***** Source excerpt *****

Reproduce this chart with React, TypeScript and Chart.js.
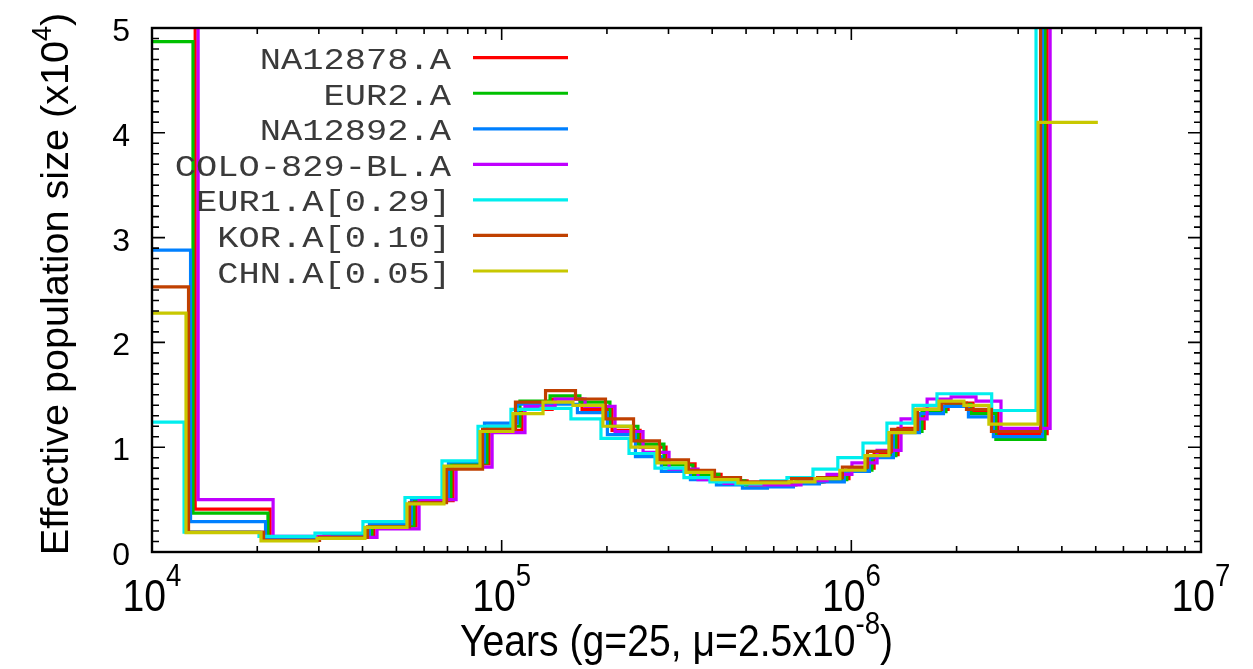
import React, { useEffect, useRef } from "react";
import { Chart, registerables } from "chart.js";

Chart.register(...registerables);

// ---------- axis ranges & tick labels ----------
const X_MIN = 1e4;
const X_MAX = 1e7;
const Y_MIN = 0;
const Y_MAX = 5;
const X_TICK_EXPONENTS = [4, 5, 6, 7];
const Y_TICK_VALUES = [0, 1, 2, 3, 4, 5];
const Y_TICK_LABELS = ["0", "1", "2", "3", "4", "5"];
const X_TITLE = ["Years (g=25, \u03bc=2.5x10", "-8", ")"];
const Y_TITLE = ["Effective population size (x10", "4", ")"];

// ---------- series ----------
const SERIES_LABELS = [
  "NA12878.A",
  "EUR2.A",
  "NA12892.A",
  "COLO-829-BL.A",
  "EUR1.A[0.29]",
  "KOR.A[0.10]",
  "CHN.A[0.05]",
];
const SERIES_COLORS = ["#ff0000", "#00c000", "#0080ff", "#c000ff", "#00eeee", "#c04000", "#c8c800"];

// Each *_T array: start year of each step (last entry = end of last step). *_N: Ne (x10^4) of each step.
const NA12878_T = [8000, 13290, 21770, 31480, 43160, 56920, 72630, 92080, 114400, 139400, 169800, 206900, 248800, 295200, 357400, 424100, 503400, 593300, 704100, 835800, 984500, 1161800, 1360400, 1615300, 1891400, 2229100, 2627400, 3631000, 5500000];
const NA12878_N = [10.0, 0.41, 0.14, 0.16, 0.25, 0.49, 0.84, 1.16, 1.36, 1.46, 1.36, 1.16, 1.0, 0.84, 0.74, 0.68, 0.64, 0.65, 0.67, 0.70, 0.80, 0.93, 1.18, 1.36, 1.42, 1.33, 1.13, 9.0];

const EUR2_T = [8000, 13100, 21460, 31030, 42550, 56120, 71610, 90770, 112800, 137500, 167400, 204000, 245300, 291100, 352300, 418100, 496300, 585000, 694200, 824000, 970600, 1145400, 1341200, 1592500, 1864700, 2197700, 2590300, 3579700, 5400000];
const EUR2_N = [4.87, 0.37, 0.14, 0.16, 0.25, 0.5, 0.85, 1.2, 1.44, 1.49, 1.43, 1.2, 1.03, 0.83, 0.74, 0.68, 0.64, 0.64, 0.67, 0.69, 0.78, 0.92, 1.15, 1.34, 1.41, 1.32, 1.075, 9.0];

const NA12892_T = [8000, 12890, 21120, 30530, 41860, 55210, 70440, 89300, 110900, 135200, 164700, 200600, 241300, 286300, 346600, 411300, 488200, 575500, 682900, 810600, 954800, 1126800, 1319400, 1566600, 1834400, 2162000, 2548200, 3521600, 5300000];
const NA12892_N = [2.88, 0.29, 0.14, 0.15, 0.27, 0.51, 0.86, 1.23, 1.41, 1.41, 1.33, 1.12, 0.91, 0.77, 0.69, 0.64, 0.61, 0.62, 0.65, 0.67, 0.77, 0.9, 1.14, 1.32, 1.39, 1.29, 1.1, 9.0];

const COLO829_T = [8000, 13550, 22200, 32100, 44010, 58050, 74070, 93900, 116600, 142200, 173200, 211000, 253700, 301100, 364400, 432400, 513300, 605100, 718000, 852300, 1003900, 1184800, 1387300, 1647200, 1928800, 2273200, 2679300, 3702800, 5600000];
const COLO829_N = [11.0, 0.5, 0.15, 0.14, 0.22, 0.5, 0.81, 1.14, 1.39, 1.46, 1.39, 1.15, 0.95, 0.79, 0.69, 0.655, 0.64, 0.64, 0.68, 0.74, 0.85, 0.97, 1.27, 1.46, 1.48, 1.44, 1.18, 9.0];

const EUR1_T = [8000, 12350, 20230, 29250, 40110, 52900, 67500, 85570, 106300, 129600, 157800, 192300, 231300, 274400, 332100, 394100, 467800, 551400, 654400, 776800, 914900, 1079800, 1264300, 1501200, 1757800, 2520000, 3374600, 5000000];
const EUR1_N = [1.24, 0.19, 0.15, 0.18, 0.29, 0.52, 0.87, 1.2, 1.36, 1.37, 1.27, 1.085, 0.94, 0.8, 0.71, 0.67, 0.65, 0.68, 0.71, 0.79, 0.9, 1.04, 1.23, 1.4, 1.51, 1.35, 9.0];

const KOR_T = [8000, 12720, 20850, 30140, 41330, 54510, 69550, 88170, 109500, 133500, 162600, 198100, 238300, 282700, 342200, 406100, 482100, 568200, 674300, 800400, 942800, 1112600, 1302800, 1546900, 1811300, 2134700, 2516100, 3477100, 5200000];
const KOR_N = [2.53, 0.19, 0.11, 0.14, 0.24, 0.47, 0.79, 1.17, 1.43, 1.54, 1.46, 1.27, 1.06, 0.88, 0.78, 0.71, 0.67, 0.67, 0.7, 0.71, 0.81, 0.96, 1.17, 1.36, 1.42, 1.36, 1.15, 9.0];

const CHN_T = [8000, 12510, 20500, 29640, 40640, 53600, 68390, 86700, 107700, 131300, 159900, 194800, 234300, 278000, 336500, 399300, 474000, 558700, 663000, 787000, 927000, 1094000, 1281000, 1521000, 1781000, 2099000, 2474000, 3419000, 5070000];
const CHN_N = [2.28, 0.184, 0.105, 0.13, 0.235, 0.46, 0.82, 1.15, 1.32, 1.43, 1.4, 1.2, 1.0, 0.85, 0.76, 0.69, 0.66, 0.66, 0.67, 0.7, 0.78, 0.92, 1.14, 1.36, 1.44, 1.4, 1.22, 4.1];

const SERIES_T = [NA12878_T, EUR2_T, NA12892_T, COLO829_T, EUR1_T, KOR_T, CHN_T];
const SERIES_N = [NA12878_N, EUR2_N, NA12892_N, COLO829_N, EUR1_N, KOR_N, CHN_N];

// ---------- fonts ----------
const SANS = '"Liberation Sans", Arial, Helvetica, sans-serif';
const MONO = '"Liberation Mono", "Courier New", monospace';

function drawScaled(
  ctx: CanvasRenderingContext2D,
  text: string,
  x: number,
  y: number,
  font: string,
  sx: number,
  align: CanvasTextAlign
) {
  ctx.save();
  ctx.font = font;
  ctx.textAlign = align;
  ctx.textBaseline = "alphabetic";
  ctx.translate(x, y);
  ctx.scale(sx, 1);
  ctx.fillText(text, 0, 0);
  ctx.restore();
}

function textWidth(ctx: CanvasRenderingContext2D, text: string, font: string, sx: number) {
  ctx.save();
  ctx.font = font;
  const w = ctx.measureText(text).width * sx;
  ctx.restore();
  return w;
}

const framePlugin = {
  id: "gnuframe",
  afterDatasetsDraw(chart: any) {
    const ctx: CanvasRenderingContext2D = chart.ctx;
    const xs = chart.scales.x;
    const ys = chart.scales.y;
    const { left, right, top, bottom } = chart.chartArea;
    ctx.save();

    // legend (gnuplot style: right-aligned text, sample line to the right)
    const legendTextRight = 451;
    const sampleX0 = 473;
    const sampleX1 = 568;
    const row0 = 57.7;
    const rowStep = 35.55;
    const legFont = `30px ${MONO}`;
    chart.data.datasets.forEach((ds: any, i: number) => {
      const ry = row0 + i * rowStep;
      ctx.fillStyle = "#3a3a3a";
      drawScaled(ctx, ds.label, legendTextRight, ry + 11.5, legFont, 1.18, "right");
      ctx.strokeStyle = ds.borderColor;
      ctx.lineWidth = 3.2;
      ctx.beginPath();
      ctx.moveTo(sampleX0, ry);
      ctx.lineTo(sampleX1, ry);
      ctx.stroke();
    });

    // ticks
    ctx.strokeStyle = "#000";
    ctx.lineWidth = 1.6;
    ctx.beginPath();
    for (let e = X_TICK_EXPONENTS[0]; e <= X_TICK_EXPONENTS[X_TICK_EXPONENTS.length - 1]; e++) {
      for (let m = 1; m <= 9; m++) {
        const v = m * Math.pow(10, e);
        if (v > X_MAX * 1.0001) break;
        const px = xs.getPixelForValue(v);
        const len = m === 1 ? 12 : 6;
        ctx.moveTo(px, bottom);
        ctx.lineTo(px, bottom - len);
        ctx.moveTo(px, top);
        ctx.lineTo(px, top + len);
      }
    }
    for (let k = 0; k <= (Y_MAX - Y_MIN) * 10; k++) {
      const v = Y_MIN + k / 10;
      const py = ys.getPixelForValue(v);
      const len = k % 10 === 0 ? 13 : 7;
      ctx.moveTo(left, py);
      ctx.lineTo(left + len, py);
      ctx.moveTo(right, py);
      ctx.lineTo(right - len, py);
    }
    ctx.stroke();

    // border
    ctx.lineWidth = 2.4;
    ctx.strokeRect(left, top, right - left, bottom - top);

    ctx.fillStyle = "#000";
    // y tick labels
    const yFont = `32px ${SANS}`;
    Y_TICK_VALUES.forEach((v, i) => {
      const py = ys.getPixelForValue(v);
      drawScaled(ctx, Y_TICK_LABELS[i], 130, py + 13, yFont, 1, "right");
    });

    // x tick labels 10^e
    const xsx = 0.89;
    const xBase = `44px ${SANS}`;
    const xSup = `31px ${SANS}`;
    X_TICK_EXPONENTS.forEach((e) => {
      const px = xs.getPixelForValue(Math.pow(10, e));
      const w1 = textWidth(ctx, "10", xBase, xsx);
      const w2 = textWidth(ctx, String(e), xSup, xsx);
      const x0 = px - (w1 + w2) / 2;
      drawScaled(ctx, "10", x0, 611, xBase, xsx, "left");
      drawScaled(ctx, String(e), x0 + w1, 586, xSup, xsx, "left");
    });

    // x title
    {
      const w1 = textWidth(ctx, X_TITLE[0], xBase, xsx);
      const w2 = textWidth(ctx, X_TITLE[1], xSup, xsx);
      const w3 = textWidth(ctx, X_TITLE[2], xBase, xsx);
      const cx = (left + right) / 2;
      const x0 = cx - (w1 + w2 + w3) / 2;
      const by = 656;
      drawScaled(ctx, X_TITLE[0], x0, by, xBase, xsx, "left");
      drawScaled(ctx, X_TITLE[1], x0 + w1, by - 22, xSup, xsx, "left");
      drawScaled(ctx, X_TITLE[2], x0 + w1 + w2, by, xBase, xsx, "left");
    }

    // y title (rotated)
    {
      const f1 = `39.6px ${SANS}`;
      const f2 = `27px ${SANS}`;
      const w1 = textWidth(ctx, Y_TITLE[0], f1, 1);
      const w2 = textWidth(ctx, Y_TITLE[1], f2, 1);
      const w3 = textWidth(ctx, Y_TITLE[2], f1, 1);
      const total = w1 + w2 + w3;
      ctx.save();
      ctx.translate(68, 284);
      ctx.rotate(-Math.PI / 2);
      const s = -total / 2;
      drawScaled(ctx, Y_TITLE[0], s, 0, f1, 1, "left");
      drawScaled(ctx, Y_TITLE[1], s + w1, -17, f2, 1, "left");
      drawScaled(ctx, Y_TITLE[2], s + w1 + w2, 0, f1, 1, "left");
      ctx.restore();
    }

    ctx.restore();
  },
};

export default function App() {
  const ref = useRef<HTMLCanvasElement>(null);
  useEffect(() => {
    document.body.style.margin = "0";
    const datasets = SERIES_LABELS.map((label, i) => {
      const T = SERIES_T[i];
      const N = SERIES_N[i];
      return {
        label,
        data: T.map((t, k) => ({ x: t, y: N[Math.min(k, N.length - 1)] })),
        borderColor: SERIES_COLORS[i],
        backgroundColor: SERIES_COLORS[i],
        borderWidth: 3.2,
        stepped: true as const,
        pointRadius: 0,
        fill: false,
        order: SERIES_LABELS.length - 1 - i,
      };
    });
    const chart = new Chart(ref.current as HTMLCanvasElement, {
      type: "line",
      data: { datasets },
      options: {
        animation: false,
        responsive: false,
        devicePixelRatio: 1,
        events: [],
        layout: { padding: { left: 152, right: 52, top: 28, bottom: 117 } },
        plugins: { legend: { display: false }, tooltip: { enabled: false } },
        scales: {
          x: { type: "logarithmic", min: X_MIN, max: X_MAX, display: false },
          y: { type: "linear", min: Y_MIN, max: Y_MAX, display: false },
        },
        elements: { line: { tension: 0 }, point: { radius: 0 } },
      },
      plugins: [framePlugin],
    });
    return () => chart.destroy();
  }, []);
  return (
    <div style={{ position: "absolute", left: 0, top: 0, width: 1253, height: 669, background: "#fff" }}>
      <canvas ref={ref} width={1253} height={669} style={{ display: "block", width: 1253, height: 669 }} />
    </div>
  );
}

*****

### Work required
Return, unchanged, the lines from the first line of the material through the line that holds "1.33, 1.13, 9.0];", inclusive, omitting pictures.

### Exercise solution
Reproduce this chart with React, TypeScript and Chart.js.
import React, { useEffect, useRef } from "react";
import { Chart, registerables } from "chart.js";

Chart.register(...registerables);

// ---------- axis ranges & tick labels ----------
const X_MIN = 1e4;
const X_MAX = 1e7;
const Y_MIN = 0;
const Y_MAX = 5;
const X_TICK_EXPONENTS = [4, 5, 6, 7];
const Y_TICK_VALUES = [0, 1, 2, 3, 4, 5];
const Y_TICK_LABELS = ["0", "1", "2", "3", "4", "5"];
const X_TITLE = ["Years (g=25, \u03bc=2.5x10", "-8", ")"];
const Y_TITLE = ["Effective population size (x10", "4", ")"];

// ---------- series ----------
const SERIES_LABELS = [
  "NA12878.A",
  "EUR2.A",
  "NA12892.A",
  "COLO-829-BL.A",
  "EUR1.A[0.29]",
  "KOR.A[0.10]",
  "CHN.A[0.05]",
];
const SERIES_COLORS = ["#ff0000", "#00c000", "#0080ff", "#c000ff", "#00eeee", "#c04000", "#c8c800"];

// Each *_T array: start year of each step (last entry = end of last step). *_N: Ne (x10^4) of each step.
const NA12878_T = [8000, 13290, 21770, 31480, 43160, 56920, 72630, 92080, 114400, 139400, 169800, 206900, 248800, 295200, 357400, 424100, 503400, 593300, 704100, 835800, 984500, 1161800, 1360400, 1615300, 1891400, 2229100, 2627400, 3631000, 5500000];
const NA12878_N = [10.0, 0.41, 0.14, 0.16, 0.25, 0.49, 0.84, 1.16, 1.36, 1.46, 1.36, 1.16, 1.0, 0.84, 0.74, 0.68, 0.64, 0.65, 0.67, 0.70, 0.80, 0.93, 1.18, 1.36, 1.42, 1.33, 1.13, 9.0];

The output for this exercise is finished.